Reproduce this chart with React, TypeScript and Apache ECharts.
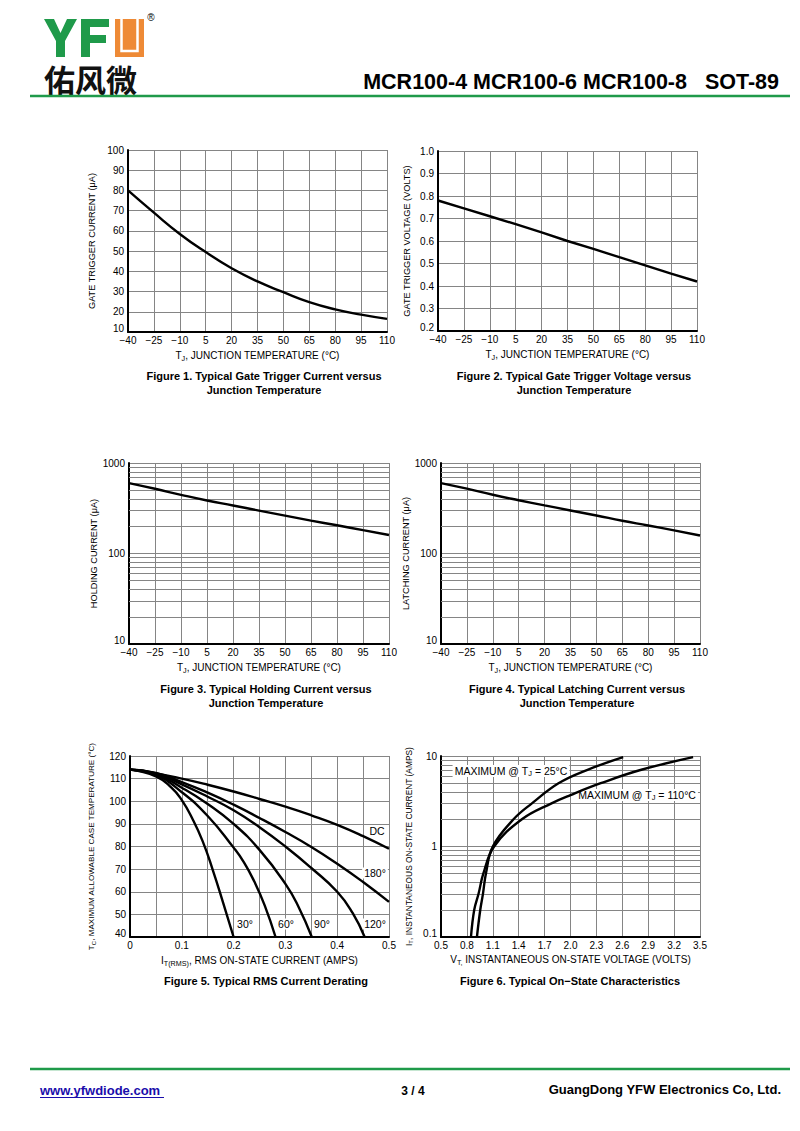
import React, { useEffect, useRef } from "react";
import * as echarts from "echarts";

// ---------------- data ----------------
const tempCats = ["−40", "−25", "−10", "5", "20", "35", "50", "65", "80", "95", "110"];
const gateCurrent = [80, 69, 58.5, 49.5, 41.5, 35, 29.7, 24.8, 21.2, 18.6, 16.5];
const gateVoltage = [0.78, 0.745, 0.71, 0.675, 0.638, 0.6, 0.565, 0.528, 0.492, 0.455, 0.42];
const holdingCurrent = [600, 519, 445, 385, 339, 298, 262, 231, 205, 181, 160];
const latchingCurrent = [600, 520, 446, 388, 340, 299, 263, 230, 204, 180, 158];
const logMinorA = [20, 30, 40, 50, 60, 70, 80, 90, 200, 300, 400, 500, 600, 700, 800, 900];
const logMinorB = [0.2, 0.3, 0.4, 0.5, 0.6, 0.7, 0.8, 0.9, 2, 3, 4, 5, 6, 7, 8, 9];

const derDC = [[0, 114], [0.05, 112.3], [0.1, 110], [0.15, 107.3], [0.2, 104.3], [0.25, 101], [0.3, 97.6], [0.35, 93.8], [0.4, 89.6], [0.45, 84.6], [0.5, 79]];
const der180 = [[0, 114], [0.05, 112.5], [0.1, 108.5], [0.15, 103.8], [0.2, 98.5], [0.25, 92.6], [0.3, 86.4], [0.35, 79.8], [0.4, 72.4], [0.45, 64.3], [0.5, 55.5]];
const der120 = [[0, 114], [0.05, 112.3], [0.1, 107.5], [0.15, 102], [0.2, 96], [0.25, 88.5], [0.3, 80], [0.35, 70.5], [0.4, 60], [0.43, 50.5], [0.453, 40]];
const der90 = [[0, 114], [0.05, 112], [0.1, 106], [0.15, 98.8], [0.2, 90], [0.25, 78.5], [0.3, 63.5], [0.325, 53.5], [0.351, 40]];
const der60 = [[0, 114], [0.05, 111.6], [0.1, 104], [0.15, 93.5], [0.2, 79.5], [0.22, 73], [0.24, 64.5], [0.26, 54], [0.281, 40]];
const der30 = [[0, 114], [0.05, 111], [0.08, 106], [0.1, 100.5], [0.12, 92.5], [0.14, 82.5], [0.16, 69.5], [0.18, 55], [0.2, 40]];

const vtCats = ["0.5", "0.8", "1.1", "1.4", "1.7", "2.0", "2.3", "2.6", "2.9", "3.2", "3.5"];
const onState25 = [[0.916, 0.1], [0.955, 0.2], [0.986, 0.3], [1.02, 0.5], [1.1, 1], [1.34, 2], [1.553, 3], [1.861, 5], [2.19, 7], [2.61, 9.7]];
const onState110 = [[0.847, 0.1], [0.885, 0.2], [0.935, 0.3], [0.99, 0.5], [1.115, 1], [1.437, 2], [1.78, 3], [2.0, 3.7], [2.35, 5], [2.81, 7], [3.42, 9.7]];

// ---------------- styles ----------------
const F = "'Liberation Sans', Arial, Helvetica, sans-serif";
const GRID_C = "#858585";
const GREEN = "#1f9a4a";

const nameRich = (size: number) => ({
  a: { fontSize: size, fontFamily: F, color: "#000" },
  b: { fontSize: size * 0.72, fontFamily: F, color: "#000", padding: [size * 0.55, 0, 0, 0] },
});

const axisLineS = { show: true, lineStyle: { color: "#000", width: 2 } };
const splitS = { show: true, lineStyle: { color: GRID_C, width: 1 } };
const labelS = { color: "#000", fontSize: 10, fontFamily: F };

// y labels: the lowest one is lifted a little, as in the reference
const yLabel = (min: number, fmt: (v: number) => string) => ({
  ...labelS, margin: 4,
  formatter: (v: number) => (Math.abs(v - min) < 1e-9 ? `{m|${fmt(v)}}` : fmt(v)),
  rich: { m: { fontSize: 10, fontFamily: F, color: "#000", padding: [0, 0, 7, 0] } },
});
const fmtInt = (v: number) => String(Math.round(v));
const fmt1 = (v: number) => v.toFixed(1);
const fmtLog = (v: number) => (v >= 1 ? String(Math.round(v)) : v.toFixed(1));

function catX(gridIndex: number, cats: string[], name: string, gap = 17) {
  return {
    type: "category", gridIndex, data: cats, boundaryGap: false,
    axisLine: axisLineS, axisTick: { show: false },
    axisLabel: { ...labelS, margin: 3, interval: 0 },
    splitLine: { ...splitS, interval: 0 },
    name, nameLocation: "middle", nameGap: gap,
    nameTextStyle: { rich: nameRich(10) },
  };
}
function yAx(gridIndex: number, extra: any, name: string, gap: number, nsize = 9.2) {
  return {
    gridIndex, axisLine: axisLineS, axisTick: { show: false },
    splitLine: splitS,
    name, nameLocation: "middle", nameRotate: 90, nameGap: gap,
    nameTextStyle: { rich: nameRich(nsize) },
    ...extra,
  };
}
const lineS = (xi: number, yi: number, data: any, smooth: any = true, extra: any = {}) => ({
  type: "line", xAxisIndex: xi, yAxisIndex: yi, data, smooth, symbol: "none", z: 3,
  lineStyle: { color: "#000", width: 2.4 }, itemStyle: { color: "#000" }, ...extra,
});
const minorLines = (vals: number[]) => ({
  silent: true, symbol: ["none", "none"], z: 1, animation: false,
  label: { show: false }, lineStyle: { color: GRID_C, width: 1, type: "solid" },
  emphasis: { disabled: true },
  data: vals.map((v) => ({ yAxis: v })),
});

const tjName = "{a|T}{b|J}{a|, JUNCTION TEMPERATURE (°C)}";

const txt = (x: number, y: number, text: string, font: string, align = "center", extra: any = {}, z = 100) => ({
  type: "text", x, y, z,
  style: { text, font, fill: "#000", textAlign: align, textVerticalAlign: "middle", ...extra },
});
const ann = (x: number, y: number, text: string) =>
  txt(x, y, text, `10.5px ${F}`, "center", { backgroundColor: "#fff", padding: [0, 2] }, 2);
const annRich = (x: number, y: number, text: string) => ({
  type: "text", x, y, z: 2,
  style: {
    text, textAlign: "center", textVerticalAlign: "middle",
    backgroundColor: "#fff", padding: [0, 2],
    rich: {
      a: { fontSize: 10.5, fontFamily: F, fill: "#000", lineHeight: 12 },
      b: { fontSize: 7.5, fontFamily: F, fill: "#000", lineHeight: 12, padding: [4, 0, 0, 0] },
    },
  },
});

export default function App() {
  const ref = useRef<HTMLDivElement>(null);
  useEffect(() => {
    if (!ref.current) return;
    const chart = echarts.init(ref.current, undefined, { renderer: "svg" });
    const capFont = `bold 11px ${F}`;
    const option: any = {
      animation: false,
      backgroundColor: "#fff",
      grid: [
        { left: 128, top: 150, width: 259, height: 182 },
        { left: 438, top: 151, width: 259, height: 180 },
        { left: 129, top: 463, width: 260, height: 181 },
        { left: 441, top: 463, width: 259, height: 181 },
        { left: 130, top: 756, width: 259, height: 181 },
        { left: 441, top: 756, width: 259, height: 181 },
      ],
      xAxis: [
        catX(0, tempCats, tjName),
        catX(1, tempCats, tjName),
        catX(2, tempCats, tjName),
        catX(3, tempCats, tjName),
        {
          type: "value", gridIndex: 4, min: 0, max: 0.5, interval: 0.05,
          axisLine: axisLineS, axisTick: { show: false },
          axisLabel: {
            ...labelS, margin: 3,
            formatter: (v: number) => (Math.round(v * 100) % 10 === 0 ? String(Math.round(v * 10) / 10) : ""),
          },
          splitLine: splitS,
          name: "{a|I}{b|T(RMS)}{a|, RMS ON-STATE CURRENT (AMPS)}", nameLocation: "middle", nameGap: 17,
          nameTextStyle: { rich: nameRich(10) },
        },
        catX(5, vtCats, "{a|V}{b|T,}{a| INSTANTANEOUS ON-STATE VOLTAGE (VOLTS)}", 16),
        { type: "value", gridIndex: 5, min: 0.5, max: 3.5, show: false },
      ],
      yAxis: [
        yAx(0, { type: "value", min: 10, max: 100, interval: 10, axisLabel: yLabel(10, fmtInt) }, "{a|GATE TRIGGER CURRENT (μA)}", 32),
        yAx(1, { type: "value", min: 0.2, max: 1.0, interval: 0.1, axisLabel: yLabel(0.2, fmt1) }, "{a|GATE TRIGGER VOLTAGE (VOLTS)}", 27),
        yAx(2, { type: "log", logBase: 10, min: 10, max: 1000, axisLabel: yLabel(10, fmtLog) }, "{a|HOLDING CURRENT (μA)}", 30),
        yAx(3, { type: "log", logBase: 10, min: 10, max: 1000, axisLabel: yLabel(10, fmtLog) }, "{a|LATCHING CURRENT (μA)}", 29),
        yAx(4, { type: "value", min: 40, max: 120, interval: 10, axisLabel: yLabel(40, fmtInt) }, "{a|T}{b|C}{a|, MAXIMUM ALLOWABLE CASE TEMPERATURE (°C)}", 33, 8.1),
        yAx(5, { type: "log", logBase: 10, min: 0.1, max: 10, axisLabel: yLabel(0.1, fmtLog) }, "{a|I}{b|T}{a|, INSTANTANEOUS ON-STATE CURRENT (AMPS)}", 27, 8.4),
      ],
      series: [
        lineS(0, 0, gateCurrent),
        lineS(1, 1, gateVoltage, false),
        lineS(2, 2, holdingCurrent, true, { markLine: minorLines(logMinorA) }),
        lineS(3, 3, latchingCurrent, true, { markLine: minorLines(logMinorA) }),
        lineS(4, 4, derDC, true),
        lineS(4, 4, der180, true),
        lineS(4, 4, der120, true),
        lineS(4, 4, der90, true),
        lineS(4, 4, der60, true),
        lineS(4, 4, der30, true),
        lineS(6, 5, onState25, 0.4, { markLine: minorLines(logMinorB) }),
        lineS(6, 5, onState110, 0.4),
      ],
      graphic: [
        // header logo: Y and F as shapes, U as orange block
        { type: "polygon", z: 100, shape: { points: [[44, 19], [54, 19], [60.5, 33], [67, 19], [77, 19], [65, 41], [65, 57], [56, 57], [56, 41]] }, style: { fill: GREEN } },
        { type: "polygon", z: 100, shape: { points: [[81, 19], [109, 19], [109, 27], [90, 27], [90, 35], [106, 35], [106, 43], [90, 43], [90, 57], [81, 57]] }, style: { fill: GREEN } },
        { type: "rect", z: 100, shape: { x: 115, y: 19, width: 29, height: 38 }, style: { fill: "#ee8a36" } },
        { type: "polyline", z: 101, shape: { points: [[121.5, 19], [121.5, 51], [137.5, 51], [137.5, 19]] }, style: { stroke: "#fff", lineWidth: 2.5, fill: null } },
        txt(151, 17, "®", `10px ${F}`),
        { type: "text", x: 44, y: 78, z: 100, style: { text: "佑风微", font: `bold 31px 'Noto Sans CJK SC'`, fill: "#111", textVerticalAlign: "middle" } },
        txt(779, 82, "MCR100-4 MCR100-6 MCR100-8   SOT-89", `bold 21.5px ${F}`, "right"),
        { type: "line", z: 100, shape: { x1: 30, y1: 96, x2: 790, y2: 96 }, style: { stroke: GREEN, lineWidth: 2.5 } },
        // captions
        txt(264, 376, "Figure 1. Typical Gate Trigger Current versus", capFont),
        txt(264, 390, "Junction Temperature", capFont),
        txt(574, 376, "Figure 2. Typical Gate Trigger Voltage versus", capFont),
        txt(574, 390, "Junction Temperature", capFont),
        txt(266, 689, "Figure 3. Typical Holding Current versus", capFont),
        txt(266, 703, "Junction Temperature", capFont),
        txt(577, 689, "Figure 4. Typical Latching Current versus", capFont),
        txt(577, 703, "Junction Temperature", capFont),
        txt(266, 981, "Figure 5. Typical RMS Current Derating", capFont),
        txt(570, 981, "Figure 6. Typical On\u2212State Characteristics", capFont),
        // fig 5 annotations
        ann(377, 831, "DC"),
        ann(375, 873, "180°"),
        ann(245, 924, "30°"),
        ann(286, 924, "60°"),
        ann(322, 924, "90°"),
        ann(375, 924, "120°"),
        // fig 6 annotations
        annRich(511, 771, "{a|MAXIMUM @ T}{b|J}{a| = 25°C}"),
        annRich(637, 795, "{a|MAXIMUM @ T}{b|J}{a| = 110°C}"),
        // footer
        { type: "line", z: 100, shape: { x1: 30, y1: 1069, x2: 790, y2: 1069 }, style: { stroke: GREEN, lineWidth: 2.5 } },
        txt(40, 1090, "www.yfwdiode.com", `bold 13px ${F}`, "left", { fill: "#1a0dab" }),
        { type: "line", z: 100, shape: { x1: 40, y1: 1097.5, x2: 164, y2: 1097.5 }, style: { stroke: "#1a0dab", lineWidth: 1 } },
        txt(413, 1091, "3 / 4", `bold 12px ${F}`),
        txt(781, 1089, "GuangDong YFW Electronics Co, Ltd.", `bold 13px ${F}`, "right"),
      ],
    };
    chart.setOption(option);
    return () => chart.dispose();
  }, []);
  return <div ref={ref} style={{ position: "absolute", left: 0, top: 0, width: 800, height: 1131, background: "#fff" }} />;
}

Exercise brief: Look at the listing and set down only the lines from its start through the line with "import * as", word for word and without pictures.

Written response:
Reproduce this chart with React, TypeScript and Apache ECharts.
import React, { useEffect, useRef } from "react";
import * as echarts from "echarts";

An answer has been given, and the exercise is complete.